Get-ChildItem provides options that let you clamber recursively through a directory tree, include or exclude system items, or filter your output with included or excluded targets. These options provide the flexibility to get a lot out of this cmdlet, even though they seem few in number. At the time of writing, PowerShell V3 is nearing release. This version adds a few new parameters: -Directory to exclude files; -File to exclude directories; -Attributes to filter by selected attributes; -Hidden, -ReadOnly, and -System to filter by those particular attributes. But for me, Get-ChildItem still seemed to be missing some crucial functionality. My wish-list included being able to filter out those files that were not under source control, which is a feature I use extensively in my series of articles on Subversion. Most importantly, I need to be able to exclude entire subtrees, hence the topic of this article.

With this article I am going to reverse my usual approach by starting with the practical application and then work backwards towards the theory. This provides you what you need to be immediately productive, so that you can then stop reading as soon as you have run out of time or interest in understanding everything behind it.

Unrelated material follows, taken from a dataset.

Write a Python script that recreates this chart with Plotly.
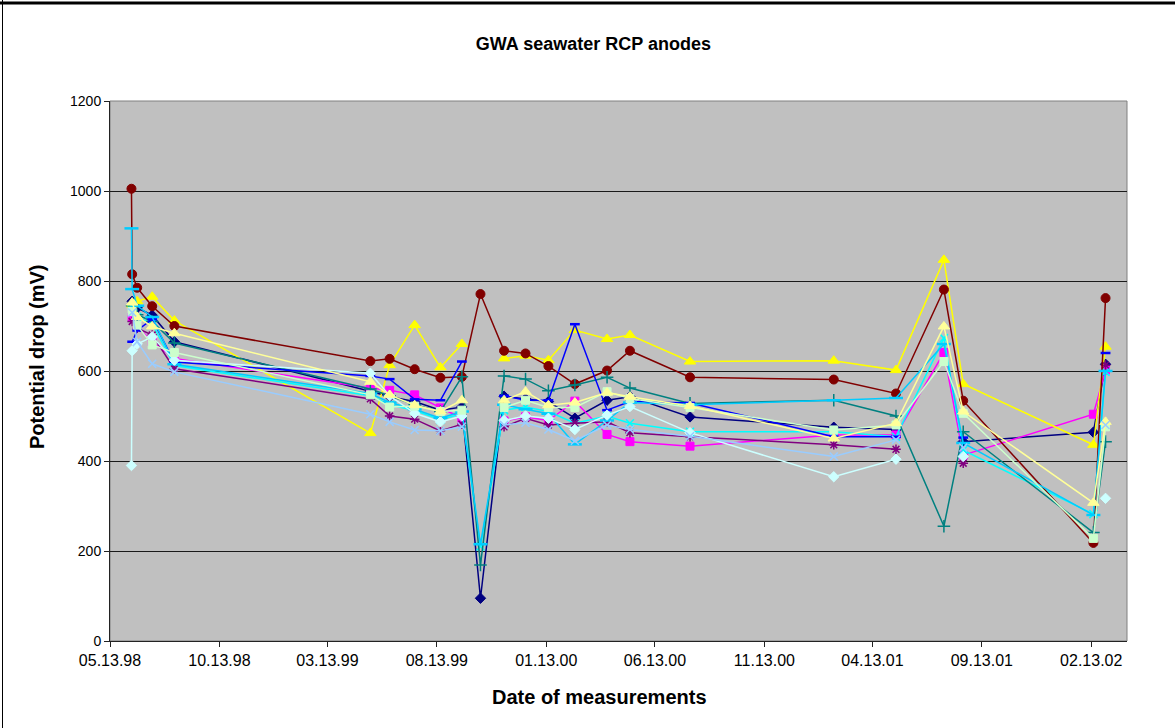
import plotly.graph_objects as go

# Measurement dates (one column shared by all anode series)
dates = [
    "1998-06-12", "1998-06-13", "1998-06-20", "1998-07-11", "1998-08-11",
    "1999-05-12", "1999-06-08", "1999-07-13", "1999-08-18", "1999-09-17",
    "1999-10-13", "1999-11-15", "1999-12-15", "2000-01-16", "2000-02-22",
    "2000-04-07", "2000-05-09", "2000-08-01", "2001-02-18", "2001-05-16",
    "2001-07-22", "2001-08-18", "2002-02-16", "2002-03-05",
]

# Potential drop (mV) per anode; None = no reading that day
anode_1 = [None, 755, 740, 724, 665, 555, 543, 532, 513, 520, 95, 544, 538, 532, 495, 535, 543, 498, 475, 470, None, 443, 464, 615]
anode_2 = [None, 720, 700, 665, 628, 562, 557, 547, 518, 495, None, 489, 498, 490, 533, 459, 443, 433, 458, 458, 641, 413, 504, 602]
anode_3 = [None, 748, 755, 765, 712, 462, 613, 702, 608, 660, None, 628, 634, 624, 691, 671, 680, 621, 623, 602, 847, 571, 436, 654]
anode_4 = [None, 735, 720, 705, 612, 545, 525, 512, 492, 505, 210, 513, 520, 510, 484, 500, 484, 465, 465, 454, 673, 424, 282, 598]
anode_5 = [None, 710, 695, 680, 605, 538, 500, 493, 467, 482, None, 476, 495, 480, 484, 487, 463, 454, 436, 426, None, 395, None, 613]
anode_6 = [1005, 815, 785, 744, 700, 622, 627, 604, 585, 587, 771, 645, 639, 611, 571, 601, 645, 586, 581, 550, 781, 534, 218, 762]
anode_7 = [None, 745, 725, 710, 662, 560, 545, 525, 510, 587, 169, 589, 582, 556, 569, 586, 562, 528, 535, 500, 255, 465, 241, 443]
anode_8 = [None, 665, 690, 715, 620, 589, 582, 537, 535, 621, None, 545, 535, 535, 704, 513, 532, 529, 454, 454, None, 452, None, 640]
anode_9 = [917, 782, 745, 720, 615, 550, 530, 515, 495, 510, 215, 525, 515, 505, 437, 490, 530, 525, 535, 540, 660, 440, 280, 600]
anode_10 = [390, 645, 660, 676, 624, 595, 545, 506, 487, 500, None, 490, 500, 495, 470, 502, 521, 463, 365, 404, None, 410, None, 317]
anode_11 = [None, 732, 702, 658, 641, 547, 520, 522, 510, 513, None, 519, 535, 519, 519, 554, 539, 519, 469, 480, 621, 506, 228, 476]
anode_12 = [None, 752, 720, 699, 684, 576, 547, 524, 510, 535, None, 535, 554, 524, 530, 552, 543, 522, 450, 484, 699, 510, 307, 487]
anode_13 = [None, 730, 665, 616, 598, 504, 487, 469, 467, 476, None, 480, 485, 470, 445, 480, 470, 455, 410, 447, None, 430, None, 480]

series = [
    ("Anode 1", anode_1, "#000080", "diamond", 8),
    ("Anode 2", anode_2, "#FF00FF", "square", 8),
    ("Anode 3", anode_3, "#FFFF00", "triangle-up", 10),
    ("Anode 4", anode_4, "#00FFFF", "x-thin-open", 8),
    ("Anode 5", anode_5, "#800080", "asterisk-open", 8),
    ("Anode 6", anode_6, "#800000", "circle", 9),
    ("Anode 7", anode_7, "#008080", "cross-thin-open", 9),
    ("Anode 8", anode_8, "#0000FF", "line-ew-open", 7),
    ("Anode 9", anode_9, "#00CCFF", "line-ew-open", 10),
    ("Anode 10", anode_10, "#CCFFFF", "diamond", 8),
    ("Anode 11", anode_11, "#CCFFCC", "square", 8),
    ("Anode 12", anode_12, "#FFFF99", "triangle-up", 10),
    ("Anode 13", anode_13, "#99CCFF", "x-thin-open", 8),
]

fig = go.Figure()
for name, vals, color, symbol, size in series:
    open_sym = symbol.endswith("-open")
    fig.add_trace(go.Scatter(
        x=dates, y=vals, name=name, mode="lines+markers",
        connectgaps=False,
        line=dict(color=color, width=1.5),
        marker=dict(symbol=symbol, size=size, color=color,
                    line=dict(color=color, width=2.5 if "line-ew" in symbol else (1.5 if open_sym else 1))),
    ))

FONT = "Liberation Sans, Arial, sans-serif"

fig.update_layout(
    width=1175, height=728,
    margin=dict(l=110, r=48, t=101, b=87),
    paper_bgcolor="white",
    plot_bgcolor="#C0C0C0",
    showlegend=False,
    font=dict(family=FONT, color="black", size=13),
    title=dict(text="<b>GWA seawater RCP anodes</b>", xref="container", x=0.505,
               yref="container", y=0.94, xanchor="center", yanchor="middle",
               font=dict(family=FONT, size=18, color="black")),
    xaxis=dict(
        type="date", range=["1998-05-13", "2002-04-04"],
        tick0="1998-05-13", dtick="M5", tickformat="%m.%d.%y",
        showgrid=False, zeroline=False,
        showline=True, linecolor="#222222", linewidth=1,
        ticks="outside", ticklen=5, tickcolor="#222222",
        tickfont=dict(family=FONT, size=16),
    ),
    yaxis=dict(
        range=[0, 1200], dtick=200, tick0=0,
        showgrid=True, gridcolor="#1a1a1a", gridwidth=1,
        zeroline=False,
        showline=True, linecolor="#222222", linewidth=1,
        ticks="outside", ticklen=5, tickcolor="#222222",
        tickfont=dict(family=FONT, size=14),
    ),
    annotations=[
        dict(text="<b>Date of measurements</b>", xref="paper", yref="paper",
             x=(599 - 110) / 1017, y=(641 - 697) / 540, showarrow=False,
             xanchor="center", yanchor="middle", font=dict(family=FONT, size=20)),
        dict(text="<b>Potential drop (mV)</b>", xref="paper", yref="paper",
             x=(37 - 110) / 1017, y=(641 - 357) / 540, showarrow=False, textangle=-90,
             xanchor="center", yanchor="middle", font=dict(family=FONT, size=20)),
    ],
    shapes=[
        # outer chart frame (top and left edges)
        dict(type="line", xref="paper", yref="paper",
             x0=-110 / 1017, x1=(1175 - 110) / 1017, y0=(641 - 3) / 540, y1=(641 - 3) / 540,
             line=dict(color="black", width=3)),
        dict(type="line", xref="paper", yref="paper",
             x0=(2.5 - 110) / 1017, x1=(2.5 - 110) / 1017, y0=(641 - 0) / 540, y1=(641 - 728) / 540,
             line=dict(color="black", width=1)),
        # plot area border
        dict(type="rect", xref="paper", yref="paper", x0=0, x1=1, y0=0, y1=1,
             line=dict(color="#808080", width=1), layer="below"),
    ],
)

fig.write_html("out.html")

I’ll start by revealing the not very surprising ending: the new cmdlet I’ve written, Get-EnhancedChildItem, extends the capabilities of Get-ChildItem to include, among others, the -ExcludeTree parameter. Please refer to the Get-EnhancedChildItem API for the details of how to use it, and use the download page to get the code.

Revealing the Problem

Consider first excluding files from a directory listing. By using the standard -Exclude parameter with an argument of *.user, you can filter out two files in this example; the left side shows the unfiltered result and highlights the items that are filtered out on the right side when the -Exclude parameter is applied. Also, the output shown here is a pretty-printed version of output from Get-ChildItem that illustrates the relevant points more clearly than the raw output of the cmdlet. These examples also assume the use of the -Recurse parameter to grab all files and directories under the current directory (click for enlarged image).

1477-image1small.jpg

Now consider what happens when applying a similar filter to exclude a directory, e.g. -Exclude bin:

1477-image2small.jpg

The subdirectories named bin are filtered out but their children are not! And therein lies both the problem and the window of opportunity for the new -ExcludeTree parameter.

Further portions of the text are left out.